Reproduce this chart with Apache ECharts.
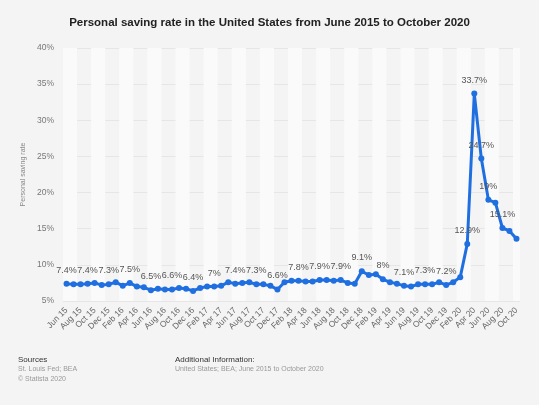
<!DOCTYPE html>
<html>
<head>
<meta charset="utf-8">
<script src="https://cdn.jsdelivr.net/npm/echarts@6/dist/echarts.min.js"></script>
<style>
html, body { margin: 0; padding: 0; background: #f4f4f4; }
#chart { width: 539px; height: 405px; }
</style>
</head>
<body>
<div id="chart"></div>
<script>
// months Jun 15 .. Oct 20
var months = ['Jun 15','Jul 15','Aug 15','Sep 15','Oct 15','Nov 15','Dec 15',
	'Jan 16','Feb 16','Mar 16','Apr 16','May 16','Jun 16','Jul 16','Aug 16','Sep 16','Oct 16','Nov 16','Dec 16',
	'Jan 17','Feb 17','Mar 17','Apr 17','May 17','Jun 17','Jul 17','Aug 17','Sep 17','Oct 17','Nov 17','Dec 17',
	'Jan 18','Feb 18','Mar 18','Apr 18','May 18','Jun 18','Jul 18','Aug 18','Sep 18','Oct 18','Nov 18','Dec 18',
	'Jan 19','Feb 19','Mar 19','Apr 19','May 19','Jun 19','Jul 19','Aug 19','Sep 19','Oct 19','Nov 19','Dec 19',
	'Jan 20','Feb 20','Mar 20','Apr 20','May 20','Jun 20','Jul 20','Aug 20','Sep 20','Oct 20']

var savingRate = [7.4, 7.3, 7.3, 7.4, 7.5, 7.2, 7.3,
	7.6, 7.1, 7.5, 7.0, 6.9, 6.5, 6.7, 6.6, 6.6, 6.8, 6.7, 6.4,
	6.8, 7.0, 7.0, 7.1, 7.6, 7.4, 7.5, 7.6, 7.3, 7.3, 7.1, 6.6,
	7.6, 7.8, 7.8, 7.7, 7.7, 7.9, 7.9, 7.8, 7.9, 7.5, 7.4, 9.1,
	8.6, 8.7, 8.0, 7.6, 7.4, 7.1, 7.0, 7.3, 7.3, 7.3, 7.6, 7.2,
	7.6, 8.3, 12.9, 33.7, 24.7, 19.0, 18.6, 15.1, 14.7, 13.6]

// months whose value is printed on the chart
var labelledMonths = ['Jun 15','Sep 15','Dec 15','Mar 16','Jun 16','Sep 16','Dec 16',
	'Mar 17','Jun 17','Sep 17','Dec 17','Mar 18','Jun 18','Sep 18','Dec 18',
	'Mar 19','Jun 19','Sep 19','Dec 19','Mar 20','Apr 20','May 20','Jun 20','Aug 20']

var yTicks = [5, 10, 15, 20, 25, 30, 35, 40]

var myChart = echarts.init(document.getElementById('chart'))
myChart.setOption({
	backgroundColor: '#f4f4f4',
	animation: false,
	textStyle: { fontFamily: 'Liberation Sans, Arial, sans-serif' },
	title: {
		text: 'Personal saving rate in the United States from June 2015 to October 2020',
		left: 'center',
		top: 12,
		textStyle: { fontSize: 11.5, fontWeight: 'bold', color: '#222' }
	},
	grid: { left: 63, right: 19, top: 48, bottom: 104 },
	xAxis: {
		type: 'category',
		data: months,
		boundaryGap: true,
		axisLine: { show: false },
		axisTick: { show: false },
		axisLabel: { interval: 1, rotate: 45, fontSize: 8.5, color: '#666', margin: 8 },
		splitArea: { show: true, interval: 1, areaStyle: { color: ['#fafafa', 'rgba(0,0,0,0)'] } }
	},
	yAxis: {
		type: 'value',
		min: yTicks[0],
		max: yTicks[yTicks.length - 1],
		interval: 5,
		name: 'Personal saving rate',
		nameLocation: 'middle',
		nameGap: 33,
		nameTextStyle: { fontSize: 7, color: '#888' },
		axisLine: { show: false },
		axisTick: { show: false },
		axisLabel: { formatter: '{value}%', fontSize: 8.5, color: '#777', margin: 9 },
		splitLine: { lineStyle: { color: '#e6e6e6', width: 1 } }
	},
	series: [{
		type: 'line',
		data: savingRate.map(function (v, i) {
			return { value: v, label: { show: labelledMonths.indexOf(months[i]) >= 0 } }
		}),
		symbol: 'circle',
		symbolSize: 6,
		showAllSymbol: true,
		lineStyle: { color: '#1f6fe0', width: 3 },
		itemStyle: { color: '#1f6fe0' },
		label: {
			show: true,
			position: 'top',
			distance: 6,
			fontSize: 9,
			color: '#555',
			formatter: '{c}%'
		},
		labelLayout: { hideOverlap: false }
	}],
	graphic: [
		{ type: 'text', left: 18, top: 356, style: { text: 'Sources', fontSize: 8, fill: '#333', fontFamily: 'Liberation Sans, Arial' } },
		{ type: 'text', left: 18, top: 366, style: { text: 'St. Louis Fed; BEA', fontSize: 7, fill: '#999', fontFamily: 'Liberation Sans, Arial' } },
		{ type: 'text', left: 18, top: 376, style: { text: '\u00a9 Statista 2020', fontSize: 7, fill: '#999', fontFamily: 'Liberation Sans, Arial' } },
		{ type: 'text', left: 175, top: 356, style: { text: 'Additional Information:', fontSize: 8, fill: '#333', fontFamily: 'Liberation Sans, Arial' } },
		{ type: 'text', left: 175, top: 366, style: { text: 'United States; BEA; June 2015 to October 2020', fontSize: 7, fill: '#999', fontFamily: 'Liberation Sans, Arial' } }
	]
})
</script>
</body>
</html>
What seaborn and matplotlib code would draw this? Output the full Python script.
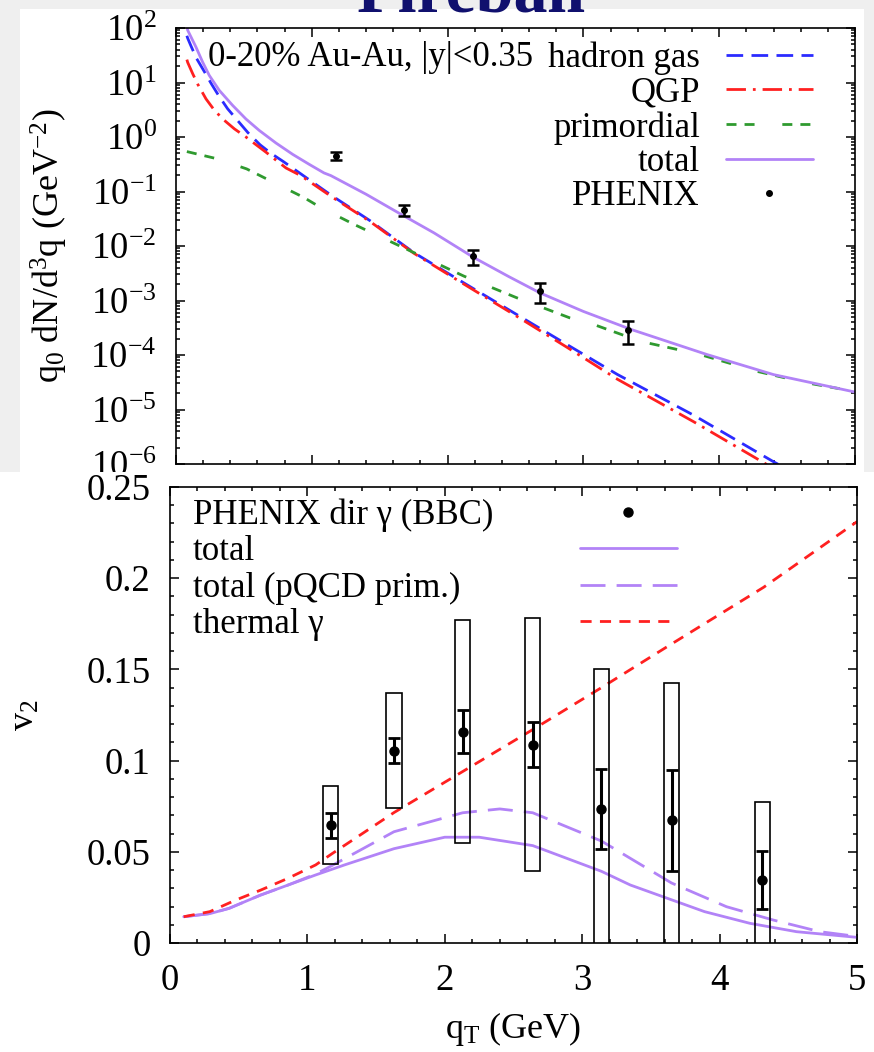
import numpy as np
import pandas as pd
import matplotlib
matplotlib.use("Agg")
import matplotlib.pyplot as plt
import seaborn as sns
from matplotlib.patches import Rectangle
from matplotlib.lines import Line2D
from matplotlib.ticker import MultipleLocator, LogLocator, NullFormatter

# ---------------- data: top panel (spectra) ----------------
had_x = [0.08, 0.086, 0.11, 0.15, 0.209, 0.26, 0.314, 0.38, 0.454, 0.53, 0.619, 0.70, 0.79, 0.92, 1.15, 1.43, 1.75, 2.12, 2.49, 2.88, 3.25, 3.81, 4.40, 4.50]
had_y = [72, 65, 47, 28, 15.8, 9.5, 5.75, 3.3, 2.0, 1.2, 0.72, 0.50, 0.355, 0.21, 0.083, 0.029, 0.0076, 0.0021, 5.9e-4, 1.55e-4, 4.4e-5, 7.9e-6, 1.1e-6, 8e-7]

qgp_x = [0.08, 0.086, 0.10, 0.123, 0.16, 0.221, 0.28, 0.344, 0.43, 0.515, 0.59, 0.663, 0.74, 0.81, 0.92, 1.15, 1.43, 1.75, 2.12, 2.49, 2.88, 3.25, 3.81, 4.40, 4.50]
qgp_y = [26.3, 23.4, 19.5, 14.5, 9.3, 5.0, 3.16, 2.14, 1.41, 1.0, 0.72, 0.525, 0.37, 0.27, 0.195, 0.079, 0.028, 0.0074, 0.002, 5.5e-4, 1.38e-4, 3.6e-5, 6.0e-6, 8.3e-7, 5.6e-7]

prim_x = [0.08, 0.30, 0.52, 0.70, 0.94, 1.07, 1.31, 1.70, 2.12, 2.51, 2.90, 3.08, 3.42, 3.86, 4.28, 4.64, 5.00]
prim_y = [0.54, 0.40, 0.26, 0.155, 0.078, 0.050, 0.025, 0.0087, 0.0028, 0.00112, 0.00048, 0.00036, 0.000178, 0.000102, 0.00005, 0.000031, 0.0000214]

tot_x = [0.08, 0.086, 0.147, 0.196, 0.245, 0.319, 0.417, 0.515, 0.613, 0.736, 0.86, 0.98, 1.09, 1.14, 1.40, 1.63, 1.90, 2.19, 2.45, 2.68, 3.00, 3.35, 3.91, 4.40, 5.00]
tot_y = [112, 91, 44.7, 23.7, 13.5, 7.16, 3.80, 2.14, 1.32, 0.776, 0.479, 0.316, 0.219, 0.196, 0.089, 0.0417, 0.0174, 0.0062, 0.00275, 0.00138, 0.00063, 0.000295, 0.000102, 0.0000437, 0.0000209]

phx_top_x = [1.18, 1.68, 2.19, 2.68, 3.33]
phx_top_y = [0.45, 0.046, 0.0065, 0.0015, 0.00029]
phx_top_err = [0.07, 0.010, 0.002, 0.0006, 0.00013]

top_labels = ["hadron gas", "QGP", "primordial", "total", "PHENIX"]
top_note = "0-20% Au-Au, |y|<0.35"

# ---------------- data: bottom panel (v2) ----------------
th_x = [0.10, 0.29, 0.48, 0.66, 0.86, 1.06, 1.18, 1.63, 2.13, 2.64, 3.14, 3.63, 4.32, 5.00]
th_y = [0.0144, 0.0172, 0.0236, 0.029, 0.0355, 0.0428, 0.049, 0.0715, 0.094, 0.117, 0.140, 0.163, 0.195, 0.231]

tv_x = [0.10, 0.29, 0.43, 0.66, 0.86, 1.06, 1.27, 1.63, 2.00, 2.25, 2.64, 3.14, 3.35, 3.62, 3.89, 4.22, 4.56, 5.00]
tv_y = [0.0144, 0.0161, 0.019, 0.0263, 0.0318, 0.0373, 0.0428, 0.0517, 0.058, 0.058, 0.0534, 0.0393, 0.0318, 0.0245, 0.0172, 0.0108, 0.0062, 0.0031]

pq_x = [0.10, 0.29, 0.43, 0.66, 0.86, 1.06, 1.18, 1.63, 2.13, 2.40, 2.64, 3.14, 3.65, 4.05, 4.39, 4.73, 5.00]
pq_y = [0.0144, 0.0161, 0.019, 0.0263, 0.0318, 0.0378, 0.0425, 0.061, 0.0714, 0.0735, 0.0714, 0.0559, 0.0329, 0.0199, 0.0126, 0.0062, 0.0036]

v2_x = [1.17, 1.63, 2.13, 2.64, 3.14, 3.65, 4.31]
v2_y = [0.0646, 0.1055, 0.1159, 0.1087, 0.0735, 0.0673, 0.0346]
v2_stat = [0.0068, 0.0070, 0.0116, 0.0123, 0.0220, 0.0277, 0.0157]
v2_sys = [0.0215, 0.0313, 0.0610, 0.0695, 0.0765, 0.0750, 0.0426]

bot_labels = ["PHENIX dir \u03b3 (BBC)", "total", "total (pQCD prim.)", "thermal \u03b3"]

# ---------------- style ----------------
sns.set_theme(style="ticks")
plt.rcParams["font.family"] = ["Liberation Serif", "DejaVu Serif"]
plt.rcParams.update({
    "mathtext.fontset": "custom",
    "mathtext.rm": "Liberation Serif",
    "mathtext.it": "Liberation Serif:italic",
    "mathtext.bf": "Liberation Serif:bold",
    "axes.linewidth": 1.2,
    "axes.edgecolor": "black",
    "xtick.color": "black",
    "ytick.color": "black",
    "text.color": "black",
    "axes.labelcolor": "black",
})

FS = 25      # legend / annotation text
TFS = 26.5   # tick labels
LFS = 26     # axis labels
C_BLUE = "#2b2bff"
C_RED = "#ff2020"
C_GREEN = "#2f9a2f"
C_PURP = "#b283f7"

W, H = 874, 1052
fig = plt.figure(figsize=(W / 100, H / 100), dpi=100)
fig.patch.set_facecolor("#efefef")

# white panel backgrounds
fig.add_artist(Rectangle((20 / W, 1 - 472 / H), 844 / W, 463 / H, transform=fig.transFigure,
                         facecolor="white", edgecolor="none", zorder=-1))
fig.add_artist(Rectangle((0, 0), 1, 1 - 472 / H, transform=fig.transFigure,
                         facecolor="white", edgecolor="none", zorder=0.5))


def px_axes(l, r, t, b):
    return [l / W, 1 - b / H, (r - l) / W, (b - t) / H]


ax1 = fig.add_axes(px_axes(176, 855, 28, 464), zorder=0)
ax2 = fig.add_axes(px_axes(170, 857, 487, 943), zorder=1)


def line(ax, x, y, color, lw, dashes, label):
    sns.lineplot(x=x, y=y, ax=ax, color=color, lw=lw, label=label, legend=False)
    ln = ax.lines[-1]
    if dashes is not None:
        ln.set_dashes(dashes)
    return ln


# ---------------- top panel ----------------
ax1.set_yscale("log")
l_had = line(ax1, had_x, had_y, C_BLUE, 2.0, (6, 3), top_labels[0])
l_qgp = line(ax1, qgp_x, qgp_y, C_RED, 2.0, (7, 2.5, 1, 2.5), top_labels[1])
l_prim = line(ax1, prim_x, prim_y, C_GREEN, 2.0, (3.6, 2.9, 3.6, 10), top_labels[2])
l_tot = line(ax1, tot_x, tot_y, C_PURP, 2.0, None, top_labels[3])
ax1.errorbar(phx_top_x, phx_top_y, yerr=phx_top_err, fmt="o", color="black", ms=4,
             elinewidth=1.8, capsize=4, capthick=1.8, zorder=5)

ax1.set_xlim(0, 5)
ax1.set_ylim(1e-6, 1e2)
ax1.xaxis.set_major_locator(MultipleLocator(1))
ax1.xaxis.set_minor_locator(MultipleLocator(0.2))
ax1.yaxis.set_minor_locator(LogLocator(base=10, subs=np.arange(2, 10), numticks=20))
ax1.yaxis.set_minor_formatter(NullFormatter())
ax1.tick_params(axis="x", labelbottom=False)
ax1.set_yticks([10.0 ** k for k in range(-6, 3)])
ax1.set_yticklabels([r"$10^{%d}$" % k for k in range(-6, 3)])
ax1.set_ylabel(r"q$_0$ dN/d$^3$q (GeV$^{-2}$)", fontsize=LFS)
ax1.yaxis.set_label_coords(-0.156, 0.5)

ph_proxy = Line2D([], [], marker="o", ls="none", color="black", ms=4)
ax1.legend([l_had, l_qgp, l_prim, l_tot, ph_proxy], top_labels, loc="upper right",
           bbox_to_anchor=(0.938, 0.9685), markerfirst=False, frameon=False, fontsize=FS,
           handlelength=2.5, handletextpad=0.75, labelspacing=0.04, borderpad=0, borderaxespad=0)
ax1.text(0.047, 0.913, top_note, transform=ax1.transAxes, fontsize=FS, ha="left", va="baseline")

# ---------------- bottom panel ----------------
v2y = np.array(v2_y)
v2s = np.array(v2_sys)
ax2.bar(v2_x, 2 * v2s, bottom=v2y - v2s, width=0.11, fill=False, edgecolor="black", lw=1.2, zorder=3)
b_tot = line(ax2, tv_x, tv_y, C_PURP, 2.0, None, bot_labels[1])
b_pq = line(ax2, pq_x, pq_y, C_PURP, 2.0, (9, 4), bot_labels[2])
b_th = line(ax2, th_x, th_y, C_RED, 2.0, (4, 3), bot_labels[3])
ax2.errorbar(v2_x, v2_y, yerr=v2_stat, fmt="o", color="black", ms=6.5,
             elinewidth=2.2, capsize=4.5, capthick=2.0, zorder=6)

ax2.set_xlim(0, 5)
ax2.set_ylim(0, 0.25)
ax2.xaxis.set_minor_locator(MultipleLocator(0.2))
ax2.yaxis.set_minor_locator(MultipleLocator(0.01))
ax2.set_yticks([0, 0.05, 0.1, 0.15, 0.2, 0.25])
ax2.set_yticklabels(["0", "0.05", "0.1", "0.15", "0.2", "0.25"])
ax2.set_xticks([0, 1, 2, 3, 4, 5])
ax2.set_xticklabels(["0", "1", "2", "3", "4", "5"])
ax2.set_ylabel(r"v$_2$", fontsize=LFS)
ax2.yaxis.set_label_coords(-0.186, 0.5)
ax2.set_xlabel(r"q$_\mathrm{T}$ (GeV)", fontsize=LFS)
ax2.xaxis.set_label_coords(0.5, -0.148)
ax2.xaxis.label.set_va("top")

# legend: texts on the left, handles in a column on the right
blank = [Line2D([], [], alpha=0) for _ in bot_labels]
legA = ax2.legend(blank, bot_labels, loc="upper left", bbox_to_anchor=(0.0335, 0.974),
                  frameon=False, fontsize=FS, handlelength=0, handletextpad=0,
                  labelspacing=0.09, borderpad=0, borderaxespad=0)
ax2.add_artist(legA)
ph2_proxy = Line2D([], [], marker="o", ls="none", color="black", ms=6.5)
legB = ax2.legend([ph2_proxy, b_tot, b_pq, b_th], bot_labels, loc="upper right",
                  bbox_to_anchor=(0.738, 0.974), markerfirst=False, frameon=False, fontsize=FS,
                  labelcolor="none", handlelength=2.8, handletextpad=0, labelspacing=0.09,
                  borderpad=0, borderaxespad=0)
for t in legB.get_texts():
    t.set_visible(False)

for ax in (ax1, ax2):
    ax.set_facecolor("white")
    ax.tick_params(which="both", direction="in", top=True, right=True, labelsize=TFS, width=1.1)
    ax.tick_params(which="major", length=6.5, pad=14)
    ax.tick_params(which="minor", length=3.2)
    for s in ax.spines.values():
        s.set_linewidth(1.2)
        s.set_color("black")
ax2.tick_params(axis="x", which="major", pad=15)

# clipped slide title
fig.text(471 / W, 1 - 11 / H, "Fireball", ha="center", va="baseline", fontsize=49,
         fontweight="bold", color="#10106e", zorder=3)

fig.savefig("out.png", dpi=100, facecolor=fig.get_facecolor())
..............................
Directions for this task » Starting at the line containing "What seaborn and" and stopping after the line containing "7.9e-6, 1.1e-6, 8e-7]", give the lines again exactly and leave out every image.

Written response »
What seaborn and matplotlib code would draw this? Output the full Python script.
import numpy as np
import pandas as pd
import matplotlib
matplotlib.use("Agg")
import matplotlib.pyplot as plt
import seaborn as sns
from matplotlib.patches import Rectangle
from matplotlib.lines import Line2D
from matplotlib.ticker import MultipleLocator, LogLocator, NullFormatter

# ---------------- data: top panel (spectra) ----------------
had_x = [0.08, 0.086, 0.11, 0.15, 0.209, 0.26, 0.314, 0.38, 0.454, 0.53, 0.619, 0.70, 0.79, 0.92, 1.15, 1.43, 1.75, 2.12, 2.49, 2.88, 3.25, 3.81, 4.40, 4.50]
had_y = [72, 65, 47, 28, 15.8, 9.5, 5.75, 3.3, 2.0, 1.2, 0.72, 0.50, 0.355, 0.21, 0.083, 0.029, 0.0076, 0.0021, 5.9e-4, 1.55e-4, 4.4e-5, 7.9e-6, 1.1e-6, 8e-7]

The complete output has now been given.